Te Paepae (meeting place hosted by Māori; New Zealand’s indigenous people) is an intrinsic part of WOMAD in Taranaki. Te Paepae promotes the uniqueness of Aotearoa by hosting an integrated hub of activity and amidst a backdrop of cross-cultural awareness and tolerance. Te Paepae is a place for artists and WOMAD patrons to engage and interact with artists through music, dance, cultural artistry workshops and conversations.
Since 2003 WOMAD NZ has been committed to promoting the uniqueness of Aotearoa to an international audience, as a result of the desire Paepae was born and still remains as a strong point of identity for WOMAD NZ.
Traditional arts Raranga (weaving), Tā Moko (tattoo), Kapa Haka (Māori performing arts) and contemporary visual art workshops will be presented by highly regarded artists Rangi Kipa, Ngahina Hohaia, Gabrielle Belz and Hemi Sundgren. They will be joined by New Zealand’s senior Māori cultural kapa haka and reigning Te Matatini National Kapa Haka Festival 2015 champions, Te Whanau-ā-Apanui. There’s also opportunity to get involved in a workshop, learn how to do the haka, swing the poi, printmaking, manu aute (kite making) or watch these artists in action.
The international artist workshops on the Paepae stage are an opportunity to interact with the artists, learn about their traditional instruments and take dance lessons. Get that booty shaking!
“Te Paepae acts as a place of welcome to artists and WOMAD patrons; a place to come and experience the culture, and to meet some of the local people” says WOMAD cultural advisor Wharehoka Wano. There are plenty of opportunities for Māori culture and artistry to be experienced at Te Paepae via the interactive activities, music and dance workshops and visit the Haukai Cuisine tasting and sales area. Not to mention the hangi food stall is there too.

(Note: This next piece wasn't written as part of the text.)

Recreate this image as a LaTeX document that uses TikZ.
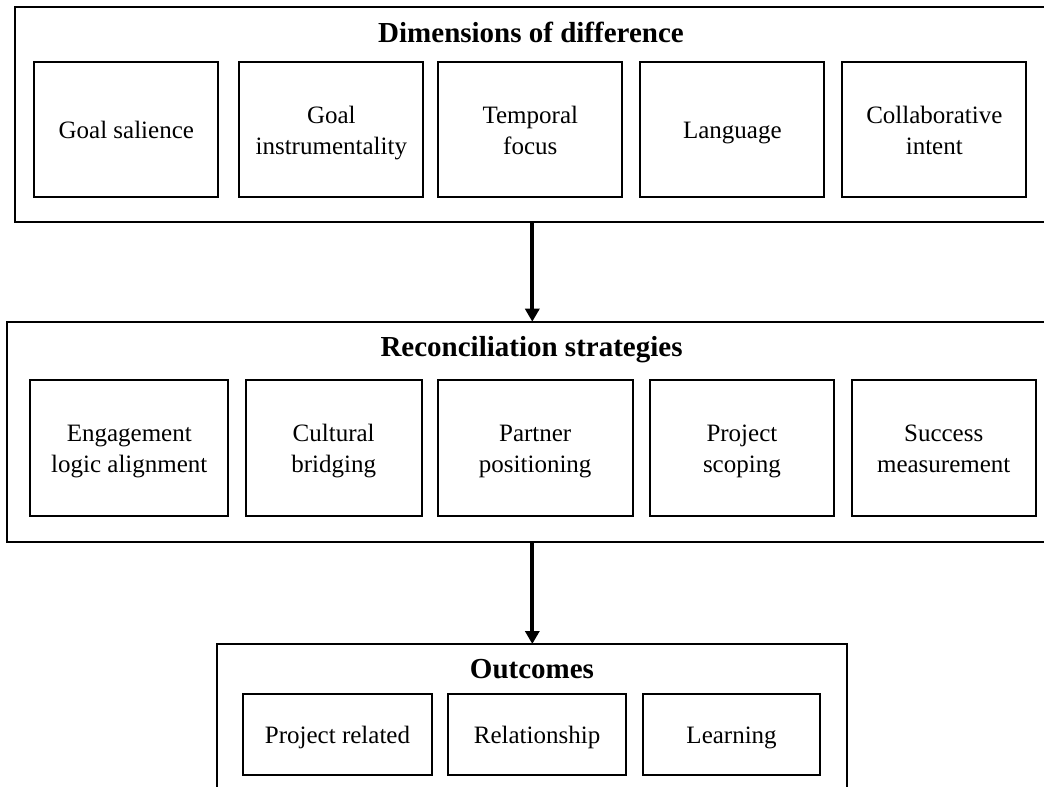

Traditional arts will be presented alongside contemporary arts including Raranga (weaving), Tā Moko (tattoo), and Kapa Haka (Māori performing arts).
Rangi is an artist whose sculpture, carvings and tā moko are at the forefront of contemporary Māori art that challenges boundaries, creates dialogue, traverses the art/object divide and confronts the modern world that we live in as Māori and non-Māori.
Hemi’s work is underpinned by a strong cultural base, tribal narrative and oral histories which are invaluable sources of inspiration for many of his works. He is classically trained with his work rooted in customary and classical forms of expression.
For Māori, weaving is also a powerful symbol that evokes tribal memories of the ancestors and the arts they brought with them to Aotearoa, which the ancestors passed down. Weaving is a living art and symbol that has survived with us, our language and culture, and it also moves with us.
HAUKAI CUISINE TASTINGS
Haukai Cuisine cluster is made up of Māori food and beverage producers from throughout Aotearoa-New Zealand. The cluster has a wide range of products some of which include; seafood, Manuka honey, dairy products, health foods and beverages.
PRINT MAKING w/ Gabrielle Belz
Try your hand at making a small print that you can take away with you using pre-cut lino cuts, come along over the weekend and create painterly, relief, paisley prints. Gabrielle Belz is a fulltime painter and print maker and has been making prints using low tech methods for many years. Her imagery talks about people, identity, the land, our history and influenced by her immediate environment. She has exhibited in New Zealand and other parts of the world and recently returned to live in South Taranaki.
TAONGA PUORO (Māori instruments) w/ Ngahina Hohaia
Ngahina has firm roots in Taranaki. Her strong family background with her Māori and Greek heritage has informed her work in traditional weaving, carving, painting and jewellery. Ngahina's work has been exhibited throughout New Zealand and overseas. Her first solo exhibition - Roimata Toroa - was in 2007 at the Govett- Brewster Art Gallery in New Plymouth, with this work now forming an important part of the gallery's collection. Join Ngahina for Taonga Puoro (Māori instruments) workshops to make, paint and decorate your own, including purerehua (wind instrument) and koauau (flute).